DNA leader willing to accept civil unions

By RASHAD ROLLE

Tribune Staff Reporter

rrolle@tribunemedia.net

DEMOCRATIC National Alliance Leader Branville McCartney expressed openness yesterday to allowing homosexual couples to form civil unions, as opposed to marriage, so they could enjoy some of the rights that married couples do.

His statement came during an appearance on the 96.9FM talk show The Revolution in response to a question from the host about same-sex marriage.

“Same-sex marriage I don’t believe in that, but civil unions, I think people should have rights under the law and I don’t think it should be taken away, but when it comes down to that marriage...” he said.

Neither same-sex marriage nor same-sex civil unions are legal in the Bahamas.

Civil unions are legal relationships between two people of the same sex that gives them some of the same rights and responsibilities that married people have.

Contacted for further comment by The Tribune yesterday, Mr McCartney said it’s important to ensure people enjoy equal rights under the law.

“Marriage is different,” he said. “I have difficulty with any type of discrimination. I don’t think (discrimination) is what (prohibiting gay marriage) is, since (marriage) is made for a man and a woman, not otherwise. But in terms of gay persons, lesbian persons and transgender persons, they should enjoy all the rights that straight people enjoy.”

However, Mr McCartney said that he hasn’t given much thought to the issue.

His comments came as he discussed the weekend massacre at a gay nightclub in Orlando, Florida and stressed that humans should not play judge and jury for those with whose lifestyles they disagree.

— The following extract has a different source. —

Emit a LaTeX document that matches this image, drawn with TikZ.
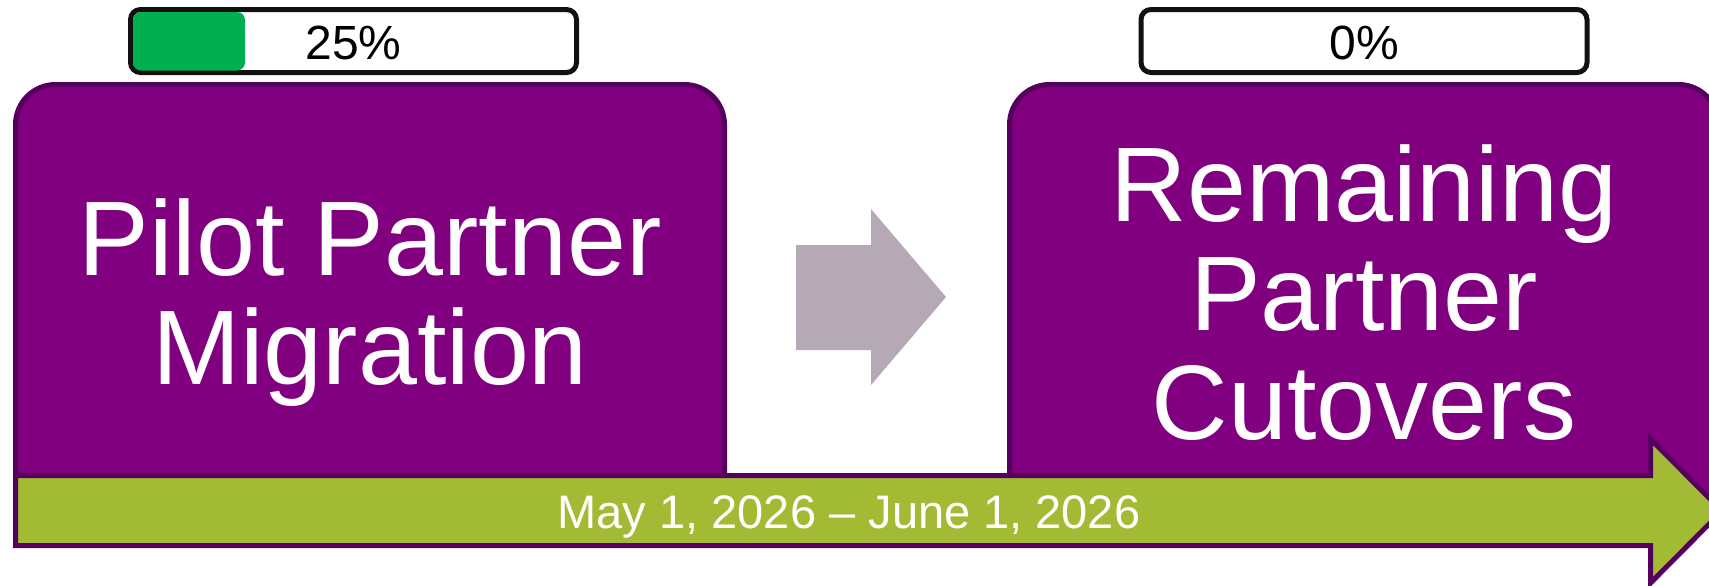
\documentclass[tikz,border=0pt]{standalone}
\usepackage{fontspec}
\setmainfont{Liberation Sans}
\definecolor{pfill}{RGB}{128,0,128}
\definecolor{pline}{RGB}{85,0,95}
\definecolor{gfill}{RGB}{163,187,52}
\definecolor{pgreen}{RGB}{0,176,80}
\definecolor{garrow}{RGB}{180,169,181}
\definecolor{barline}{RGB}{17,17,17}
\tikzset{
  phasebox/.style={draw=pline, fill=pfill, line width=2.5pt, rounded corners=20pt,
    minimum width=354.5pt, minimum height=215.25pt, inner sep=0pt},
  bigtext/.style={text=white, font=\fontsize{53}{60}\selectfont, anchor=base, inner sep=0pt},
  datetext/.style={text=white, font=\fontsize{23.5}{28}\selectfont, anchor=base, inner sep=0pt},
  barbox/.style={draw=barline, fill=white, line width=2.5pt, rounded corners=5pt,
    minimum width=223pt, minimum height=31.5pt, inner sep=0pt},
  bartext/.style={text=black, font=\fontsize{24}{28}\selectfont, anchor=base, inner sep=0pt},
  timeline/.style={draw=pline, fill=gfill, line width=2.5pt, line join=miter},
  steparrow/.style={fill=garrow}
}
\begin{document}
\begin{tikzpicture}[x=0.5pt,y=-0.5pt]
\useasboundingbox (0,0) rectangle (1709,585);
\clip (0,0) rectangle (1709,585);
% phase boxes
\node[phasebox] (pilot) at (370,299.75) {};
\node[phasebox] (remain) at (1364,299.75) {};
% timeline arrow
\coordinate (t1) at (15.5,475.5);
\coordinate (t2) at (1650.5,475.5);
\coordinate (t3) at (1650.5,439);
\coordinate (t4) at (1722,511);
\coordinate (t5) at (1650.5,583);
\coordinate (t6) at (1650.5,545.5);
\coordinate (t7) at (15.5,545.5);
\draw[timeline] (t1) -- (t2) -- (t3) -- (t4) -- (t5) -- (t6) -- (t7) -- cycle;
\node[datetext] (dates) at (849,528) {May 1, 2026 – June 1, 2026};
% step arrow
\coordinate (a1) at (796,245);
\coordinate (a2) at (871,245);
\coordinate (a3) at (871,209);
\coordinate (a4) at (946,297);
\coordinate (a5) at (871,385);
\coordinate (a6) at (871,350);
\coordinate (a7) at (796,350);
\fill[steparrow] (a1) -- (a2) -- (a3) -- (a4) -- (a5) -- (a6) -- (a7) -- cycle;
% progress bars
\node[barbox] (bar1) at (353.5,41) {};
\fill[pgreen, rounded corners=4pt] (133,12) rectangle (245,70.5);
\node[bartext] (pct1) at (353.5,59) {25\%};
\node[barbox] (bar2) at (1364,41) {};
\node[bartext] (pct2) at (1364,59) {0\%};
% texts
\node[bigtext] (pilotA) at (370,275) {Pilot Partner};
\node[bigtext] (pilotB) at (370,384) {Migration};
\node[bigtext] (remA) at (1364,221) {Remaining};
\node[bigtext] (remB) at (1364,330) {Partner};
\node[bigtext] (remC) at (1364,439) {Cutovers};
\end{tikzpicture}
\end{document}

On the issue of civil unions, he told The Tribune: “I think people should have rights but that’s a very touchy situation and something I can’t see happening right now, civil unions and gay marriage. For me personally, when it comes to marriage I have a difficulty. But we must always be careful with rights for people.”

Mr McCartney said he knows many homosexual people and believes that tolerance is necessary so incidents like the one in Orlando that resulted in 49 people being killed does not take place here.

“I have many friends who are lesbians and gays,” he said. “It’s the world we live in. I pray to the Almighty that we exercise tolerance and we don’t put ourselves in the seat of judgment and we are not there to judge anybody. We cannot be judge and jury because they may have a different way of life. We should not discriminate against a person because he is gay.”

With respect to the recent constitutional referendum bills on gender equality, Mr McCartney was one of the first politicians to raise concerns that the fourth bill could open the door to same-sex marriage.

He said last week that he voted “no” to all four amendments during the June 7 referendum.